## INSTRUCTION:
For the copy, please give all of the data again exactly and leave the pictures out.

## DATA:
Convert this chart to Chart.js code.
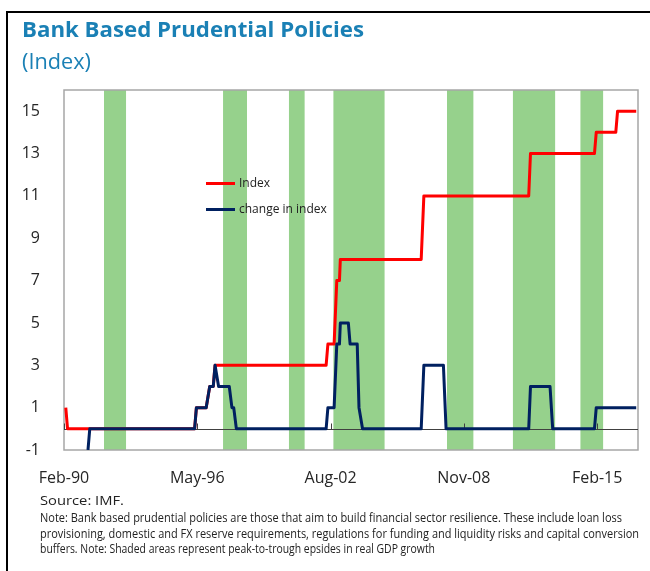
<!DOCTYPE html>
<html>
<head>
<meta charset="utf-8">
<title>Bank Based Prudential Policies</title>
<script src="https://cdn.jsdelivr.net/npm/chart.js@4.4.1/dist/chart.umd.min.js"></script>
<style>
  html, body { margin:0; padding:0; background:#fff; }
  body { position:relative; width:650px; height:571px; overflow:hidden; font-family:"Open Sans", sans-serif; color:#222; }
  #frameTop { position:absolute; left:6px; top:11px; width:644px; height:2px; background:#000; }
  #frameLeft { position:absolute; left:6px; top:11px; width:2px; height:560px; background:#000; }
  #chartBox { position:absolute; left:0; top:0; width:650px; height:571px; }
  .fit { position:absolute; white-space:nowrap; transform-origin:0 0; }
  #title { left:22px; top:13px; font-size:22px; font-weight:700; color:#1a80b5; line-height:30px; }
  #subtitle { left:22px; top:45px; font-size:22px; font-weight:400; color:#1a80b5; line-height:30px; }
  .note { left:40px; font-size:12px; line-height:16px; color:#222; }
  .leg { position:absolute; left:206px; height:16px; display:flex; align-items:center; font-size:12px; line-height:16px; color:#222; white-space:nowrap; }
  .leg i { display:block; width:29px; height:3px; margin-right:4px; }
</style>
</head>
<body>
<div id="chartBox"><canvas id="c" width="650" height="571"></canvas></div>
<div id="frameTop"></div>
<div id="frameLeft"></div>
<div id="title" class="fit">Bank Based Prudential Policies</div>
<div id="subtitle" class="fit">(Index)</div>
<div class="leg" style="top:175px"><i style="background:#ff0000"></i><span>Index</span></div>
<div class="leg" style="top:201px"><i style="background:#002060"></i><span>change in index</span></div>
<div id="n0" class="fit note" style="top:493px">Source: IMF.</div>
<div id="n1" class="fit note" style="top:510px">Note: Bank based prudential policies are those that aim to build financial sector resilience. These include loan loss</div>
<div id="n2" class="fit note" style="top:526px">provisioning, domestic and FX reserve requirements, regulations for funding and liquidity risks and capital conversion</div>
<div id="n3" class="fit note" style="top:541px">buffers. Note: Shaded areas represent peak-to-trough epsides in real GDP growth</div>
<script>
// ---- data (x = months since Feb-90) ----
const xTickMonths = [0, 75, 150, 225, 300];
const xTickLabels = ['Feb-90', 'May-96', 'Aug-02', 'Nov-08', 'Feb-15'];
const yTickValues = [-1, 1, 3, 5, 7, 9, 11, 13, 15];

const indexMonths = [1, 2, 73.5, 74.5, 80, 82, 84, 85, 147.5, 148.5, 152, 153.5, 155, 155.5, 201, 202.5, 261.5, 262.5, 298.5, 299.5, 310.5, 311.5, 322];
const indexValues = [1, 0, 0, 1, 1, 2, 2, 3, 3, 4, 4, 7, 7, 8, 8, 11, 11, 13, 13, 14, 14, 15, 15];

const changeMonths = [13.5, 14.5, 73.5, 74.5, 80, 82, 84, 85, 87, 93, 94.5, 95.5, 97,
  147.5, 148.5, 152, 153.5, 155, 155.5, 160, 161, 165, 166, 168,
  201, 202.5, 213.5, 215, 261.5, 262.5, 273.5, 275, 298.5, 299.5, 322];
const changeValues = [-1, 0, 0, 1, 1, 2, 2, 3, 2, 2, 1, 1, 0,
  0, 1, 1, 4, 4, 5, 5, 4, 4, 1, 0,
  0, 3, 3, 0, 0, 2, 2, 0, 0, 1, 1];

const shadeStart = [22.5, 89.5, 126.5, 151.5, 215.5, 252.5, 290.5];
const shadeEnd   = [35, 103, 135.5, 180.5, 230.5, 276.5, 303.5];

const X_MIN = 0, X_MAX = 323, Y_MIN = -1, Y_MAX = 16;

// ---- build datasets ----
const pts = (xs, ys) => xs.map((x, i) => ({ x: x, y: ys[i] }));
const shadePts = shadeStart.flatMap((s, i) => [
  { x: s, y: Y_MAX }, { x: shadeEnd[i], y: Y_MAX }, { x: shadeEnd[i], y: null }
]);

const zeroAxis = {
  id: 'zeroAxis',
  beforeDatasetDraw(chart, args) {
    if (args.index !== 1) return;
    const { ctx, chartArea: a, scales } = chart;
    const x = scales.x, y = scales.y;
    ctx.save();
    ctx.strokeStyle = '#a6a6a6';
    ctx.lineWidth = 1.5;
    ctx.strokeRect(a.left, a.top, a.right - a.left, a.bottom - a.top);
    const y0 = Math.round(y.getPixelForValue(0)) + 0.5;
    ctx.strokeStyle = '#404040';
    ctx.lineWidth = 1;
    ctx.beginPath();
    ctx.moveTo(a.left, y0);
    ctx.lineTo(a.right, y0);
    xTickMonths.forEach(m => {
      const px = Math.round(x.getPixelForValue(m)) + 0.5;
      ctx.moveTo(px, y0);
      ctx.lineTo(px, y0 - 6);
    });
    ctx.stroke();
    ctx.restore();
  }
};

const tickFont = { family: '"Open Sans", sans-serif', size: 16 };

new Chart(document.getElementById('c'), {
  type: 'line',
  data: {
    datasets: [
      { label: 'change in index', data: pts(changeMonths, changeValues), borderColor: '#002060', borderWidth: 3,
        pointRadius: 0, tension: 0, fill: false, borderJoinStyle: 'round' },
      { label: 'Index', data: pts(indexMonths, indexValues), borderColor: '#ff0000', borderWidth: 3,
        pointRadius: 0, tension: 0, fill: false, borderJoinStyle: 'round' },
      { label: 'shade', data: shadePts, borderColor: 'rgba(0,0,0,0)', borderWidth: 0, backgroundColor: '#96d18c',
        pointRadius: 0, tension: 0, fill: 'start', spanGaps: false }
    ]
  },
  options: {
    responsive: false,
    animation: false,
    devicePixelRatio: 1,
    layout: { padding: { top: 90, right: 12, bottom: 81, left: 0 } },
    plugins: { legend: { display: false }, tooltip: { enabled: false } },
    scales: {
      x: {
        type: 'linear', min: X_MIN, max: X_MAX, position: 'bottom',
        grid: { display: false }, border: { display: false },
        afterBuildTicks: s => { s.ticks = xTickMonths.map(v => ({ value: v })); },
        afterFit: s => { s.height = 40; },
        ticks: { autoSkip: false, maxRotation: 0, padding: 11, color: '#262626', font: tickFont,
          callback: v => xTickLabels[xTickMonths.indexOf(v)] }
      },
      y: {
        type: 'linear', min: Y_MIN, max: Y_MAX,
        grid: { display: false }, border: { display: false },
        afterBuildTicks: s => { s.ticks = yTickValues.map(v => ({ value: v })); },
        afterFit: s => { s.width = 64; },
        ticks: { padding: 16, color: '#262626', font: tickFont, callback: v => String(v) }
      }
    }
  },
  plugins: [zeroAxis]
});

// ---- squeeze text lines to the widths seen in the reference ----
const fitTargets = { title: 342, subtitle: 69, n0: 84, n1: 582, n2: 599, n3: 395 };
function fitAll() {
  Object.keys(fitTargets).forEach(id => {
    const el = document.getElementById(id);
    el.style.transform = 'none';
    const w = el.getBoundingClientRect().width;
    if (w > 0) el.style.transform = 'scaleX(' + (fitTargets[id] / w) + ')';
  });
}
fitAll();
if (document.fonts && document.fonts.ready) document.fonts.ready.then(fitAll);
</script>
</body>
</html>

## TASK ANSWER:
Convert this chart to Chart.js code.
<!DOCTYPE html>
<html>
<head>
<meta charset="utf-8">
<title>Bank Based Prudential Policies</title>
<script src="https://cdn.jsdelivr.net/npm/chart.js@4.4.1/dist/chart.umd.min.js"></script>
<style>
  html, body { margin:0; padding:0; background:#fff; }
  body { position:relative; width:650px; height:571px; overflow:hidden; font-family:"Open Sans", sans-serif; color:#222; }
  #frameTop { position:absolute; left:6px; top:11px; width:644px; height:2px; background:#000; }
  #frameLeft { position:absolute; left:6px; top:11px; width:2px; height:560px; background:#000; }
  #chartBox { position:absolute; left:0; top:0; width:650px; height:571px; }
  .fit { position:absolute; white-space:nowrap; transform-origin:0 0; }
  #title { left:22px; top:13px; font-size:22px; font-weight:700; color:#1a80b5; line-height:30px; }
  #subtitle { left:22px; top:45px; font-size:22px; font-weight:400; color:#1a80b5; line-height:30px; }
  .note { left:40px; font-size:12px; line-height:16px; color:#222; }
  .leg { position:absolute; left:206px; height:16px; display:flex; align-items:center; font-size:12px; line-height:16px; color:#222; white-space:nowrap; }
  .leg i { display:block; width:29px; height:3px; margin-right:4px; }
</style>
</head>
<body>
<div id="chartBox"><canvas id="c" width="650" height="571"></canvas></div>
<div id="frameTop"></div>
<div id="frameLeft"></div>
<div id="title" class="fit">Bank Based Prudential Policies</div>
<div id="subtitle" class="fit">(Index)</div>
<div class="leg" style="top:175px"><i style="background:#ff0000"></i><span>Index</span></div>
<div class="leg" style="top:201px"><i style="background:#002060"></i><span>change in index</span></div>
<div id="n0" class="fit note" style="top:493px">Source: IMF.</div>
<div id="n1" class="fit note" style="top:510px">Note: Bank based prudential policies are those that aim to build financial sector resilience. These include loan loss</div>
<div id="n2" class="fit note" style="top:526px">provisioning, domestic and FX reserve requirements, regulations for funding and liquidity risks and capital conversion</div>
<div id="n3" class="fit note" style="top:541px">buffers. Note: Shaded areas represent peak-to-trough epsides in real GDP growth</div>
<script>
// ---- data (x = months since Feb-90) ----
const xTickMonths = [0, 75, 150, 225, 300];
const xTickLabels = ['Feb-90', 'May-96', 'Aug-02', 'Nov-08', 'Feb-15'];
const yTickValues = [-1, 1, 3, 5, 7, 9, 11, 13, 15];

const indexMonths = [1, 2, 73.5, 74.5, 80, 82, 84, 85, 147.5, 148.5, 152, 153.5, 155, 155.5, 201, 202.5, 261.5, 262.5, 298.5, 299.5, 310.5, 311.5, 322];
const indexValues = [1, 0, 0, 1, 1, 2, 2, 3, 3, 4, 4, 7, 7, 8, 8, 11, 11, 13, 13, 14, 14, 15, 15];

const changeMonths = [13.5, 14.5, 73.5, 74.5, 80, 82, 84, 85, 87, 93, 94.5, 95.5, 97,
  147.5, 148.5, 152, 153.5, 155, 155.5, 160, 161, 165, 166, 168,
  201, 202.5, 213.5, 215, 261.5, 262.5, 273.5, 275, 298.5, 299.5, 322];
const changeValues = [-1, 0, 0, 1, 1, 2, 2, 3, 2, 2, 1, 1, 0,
  0, 1, 1, 4, 4, 5, 5, 4, 4, 1, 0,
  0, 3, 3, 0, 0, 2, 2, 0, 0, 1, 1];

const shadeStart = [22.5, 89.5, 126.5, 151.5, 215.5, 252.5, 290.5];
const shadeEnd   = [35, 103, 135.5, 180.5, 230.5, 276.5, 303.5];

const X_MIN = 0, X_MAX = 323, Y_MIN = -1, Y_MAX = 16;

// ---- build datasets ----
const pts = (xs, ys) => xs.map((x, i) => ({ x: x, y: ys[i] }));
const shadePts = shadeStart.flatMap((s, i) => [
  { x: s, y: Y_MAX }, { x: shadeEnd[i], y: Y_MAX }, { x: shadeEnd[i], y: null }
]);

const zeroAxis = {
  id: 'zeroAxis',
  beforeDatasetDraw(chart, args) {
    if (args.index !== 1) return;
    const { ctx, chartArea: a, scales } = chart;
    const x = scales.x, y = scales.y;
    ctx.save();
    ctx.strokeStyle = '#a6a6a6';
    ctx.lineWidth = 1.5;
    ctx.strokeRect(a.left, a.top, a.right - a.left, a.bottom - a.top);
    const y0 = Math.round(y.getPixelForValue(0)) + 0.5;
    ctx.strokeStyle = '#404040';
    ctx.lineWidth = 1;
    ctx.beginPath();
    ctx.moveTo(a.left, y0);
    ctx.lineTo(a.right, y0);
    xTickMonths.forEach(m => {
      const px = Math.round(x.getPixelForValue(m)) + 0.5;
      ctx.moveTo(px, y0);
      ctx.lineTo(px, y0 - 6);
    });
    ctx.stroke();
    ctx.restore();
  }
};

const tickFont = { family: '"Open Sans", sans-serif', size: 16 };

new Chart(document.getElementById('c'), {
  type: 'line',
  data: {
    datasets: [
      { label: 'change in index', data: pts(changeMonths, changeValues), borderColor: '#002060', borderWidth: 3,
        pointRadius: 0, tension: 0, fill: false, borderJoinStyle: 'round' },
      { label: 'Index', data: pts(indexMonths, indexValues), borderColor: '#ff0000', borderWidth: 3,
        pointRadius: 0, tension: 0, fill: false, borderJoinStyle: 'round' },
      { label: 'shade', data: shadePts, borderColor: 'rgba(0,0,0,0)', borderWidth: 0, backgroundColor: '#96d18c',
        pointRadius: 0, tension: 0, fill: 'start', spanGaps: false }
    ]
  },
  options: {
    responsive: false,
    animation: false,
    devicePixelRatio: 1,
    layout: { padding: { top: 90, right: 12, bottom: 81, left: 0 } },
    plugins: { legend: { display: false }, tooltip: { enabled: false } },
    scales: {
      x: {
        type: 'linear', min: X_MIN, max: X_MAX, position: 'bottom',
        grid: { display: false }, border: { display: false },
        afterBuildTicks: s => { s.ticks = xTickMonths.map(v => ({ value: v })); },
        afterFit: s => { s.height = 40; },
        ticks: { autoSkip: false, maxRotation: 0, padding: 11, color: '#262626', font: tickFont,
          callback: v => xTickLabels[xTickMonths.indexOf(v)] }
      },
      y: {
        type: 'linear', min: Y_MIN, max: Y_MAX,
        grid: { display: false }, border: { display: false },
        afterBuildTicks: s => { s.ticks = yTickValues.map(v => ({ value: v })); },
        afterFit: s => { s.width = 64; },
        ticks: { padding: 16, color: '#262626', font: tickFont, callback: v => String(v) }
      }
    }
  },
  plugins: [zeroAxis]
});

// ---- squeeze text lines to the widths seen in the reference ----
const fitTargets = { title: 342, subtitle: 69, n0: 84, n1: 582, n2: 599, n3: 395 };
function fitAll() {
  Object.keys(fitTargets).forEach(id => {
    const el = document.getElementById(id);
    el.style.transform = 'none';
    const w = el.getBoundingClientRect().width;
    if (w > 0) el.style.transform = 'scaleX(' + (fitTargets[id] / w) + ')';
  });
}
fitAll();
if (document.fonts && document.fonts.ready) document.fonts.ready.then(fitAll);
</script>
</body>
</html>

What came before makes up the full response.